野生の子 / by co cayu

病院にお見舞いに来てくれた友人と、うちの家族が鉢合わせることがある。そうなると話の流れから、わたしの幼少期のエピソードが語られることになるのだけど、大体みんなに爆笑されてしまう。まぁ少しだけ、独特な子どもだったのだと思う。

4人兄弟の末っ子として田舎で育った。4人目ともなると両親からはほぼノーマークなため、ほとんど叱られた記憶がない。2歳頃の写真は極めて全裸が多く、一切の服を拒絶していたようである。それに加え、犬小屋に籠城したり、自力で車のドアを開け額から落下し負傷したり、水たまりを見つけては泥水で髪を洗うなど、完全なる野生であった。

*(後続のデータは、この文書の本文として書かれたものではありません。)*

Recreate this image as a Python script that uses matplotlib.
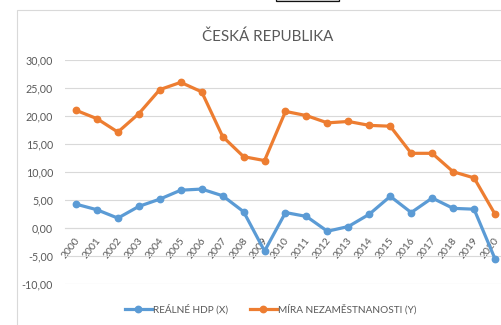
import matplotlib
matplotlib.use("Agg")
import matplotlib.pyplot as plt
from matplotlib.patches import Rectangle
from matplotlib.lines import Line2D
import matplotlib.transforms as mtransforms

plt.rcParams['font.family'] = ['Lato', 'DejaVu Sans']

years = [str(y) for y in range(2000, 2021)]
hdp = [4.2, 3.2, 1.7, 3.8, 5.1, 6.7, 6.9, 5.7, 2.85, -4.2, 2.7, 2.0, -0.65, 0.2,
       2.4, 5.6, 2.7, 5.3, 3.45, 3.3, -5.6]
nezam = [21.0, 19.5, 17.1, 20.4, 24.7, 26.0, 24.3, 16.3, 12.7, 12.0, 20.8, 20.05,
         18.75, 19.0, 18.3, 18.15, 13.3, 13.3, 10.0, 8.9, 2.4]
yticks = [-10, -5, 0, 5, 10, 15, 20, 25, 30]
title = "ČESKÁ REPUBLIKA"
label_hdp = "REÁLNÉ HDP (X)"
label_nezam = "MÍRA NEZAMĚSTNANOSTI (Y)"

blue = '#5B9BD5'
orange = '#ED7D31'
grid = '#D9D9D9'
text_col = '#595959'

W, H = 502, 325
fig = plt.figure(figsize=(W / 100, H / 100), dpi=100)
renderer = fig.canvas.get_renderer()


def fx(px):
    return px / W


def fy(py):
    return (H - py) / H


def fit_width(texts, target_px):
    """Scale the font of the given texts so their total width is target_px."""
    cur = sum(t.get_window_extent(renderer).width for t in texts)
    for t in texts:
        t.set_fontsize(t.get_fontsize() * target_px / cur)


# chart frame
fig.patches.append(Rectangle((fx(17), -0.1), 1.2, fy(10) + 0.1,
                             transform=fig.transFigure, fill=False,
                             edgecolor=grid, lw=0.8))
# thin dark bar at the top edge
fig.patches.append(Rectangle((fx(276), fy(1.2)), fx(339) - fx(276), 2 / H,
                             transform=fig.transFigure, facecolor='white',
                             edgecolor='#111111', lw=0.9))

left, right = 65.5, 505.5
top, bottom = 60.0, 283.5
ax = fig.add_axes([fx(left), fy(bottom), (right - left) / W, (bottom - top) / H])

x = list(range(len(years)))
style = dict(lw=2.3, marker='o', ms=4.6, solid_capstyle='round',
             solid_joinstyle='round', zorder=3)
ax.plot(x, hdp, color=blue, **style)
ax.plot(x, nezam, color=orange, **style)

ax.set_xlim(-0.5, len(years) - 0.5)
ax.set_ylim(-10, 30)
ax.set_yticks(yticks)
ax.set_yticklabels([f"{v:.2f}".replace('.', ',') for v in yticks])
ax.yaxis.grid(True, color=grid, lw=0.8)
ax.set_axisbelow(True)

for s in ['top', 'right', 'left']:
    ax.spines[s].set_visible(False)
ax.spines['bottom'].set_position(('data', 0))
ax.spines['bottom'].set_color(grid)
ax.spines['bottom'].set_linewidth(0.8)

ax.set_xticks(x)
ax.set_xticklabels(years, rotation=52, ha='right', va='top', rotation_mode='anchor')
ax.tick_params(axis='x', length=0, pad=6, labelsize=7.5, labelcolor=text_col)
ax.tick_params(axis='y', length=0, pad=9, labelsize=7.7, labelcolor=text_col)
shift = mtransforms.ScaledTranslation(-1.5 / 100, 0, fig.dpi_scale_trans)
for lab in ax.get_xticklabels():
    lab.set_transform(lab.get_transform() + shift)

t_title = fig.text(fx(268), fy(36.5), title, ha='center', va='center',
                   fontsize=10.5, color=text_col)
fit_width([t_title], 132)

# legend entries
legend_items = [(label_hdp, blue, 125, 152), (label_nezam, orange, 250, 277)]
legend_texts = []
for label, col, x0, x1 in legend_items:
    fig.add_artist(Line2D([fx(x0), fx(x1)], [fy(309), fy(309)], color=col, lw=2.3,
                          transform=fig.transFigure))
    fig.add_artist(Line2D([fx((x0 + x1) / 2)], [fy(309)], color=col, marker='o',
                          ms=4.6, transform=fig.transFigure))
    legend_texts.append(fig.text(fx(x1 + 1), fy(309), label, ha='left',
                                 va='center', fontsize=8.0, color=text_col))
fit_width(legend_texts, 76 + 138)

fig.savefig('out.png', dpi=100, facecolor='white')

兄弟はそんなわたしを特別扱いすることもなく、かといって不可触民のように扱うこともなく、特に何も思っていないようだった。4人もいれば遊びに困ることもない。ただ、ゴレンジャーごっこになるとどうしても1人足りないので、数合わせにコロ(犬)をメンバーに迎えたりしていた。無理矢理砂場に引っ張られる悲しき老犬の姿が、写真に残っている。

もう水たまりで髪を洗うこともないだろう、それが大人になるということなのだ。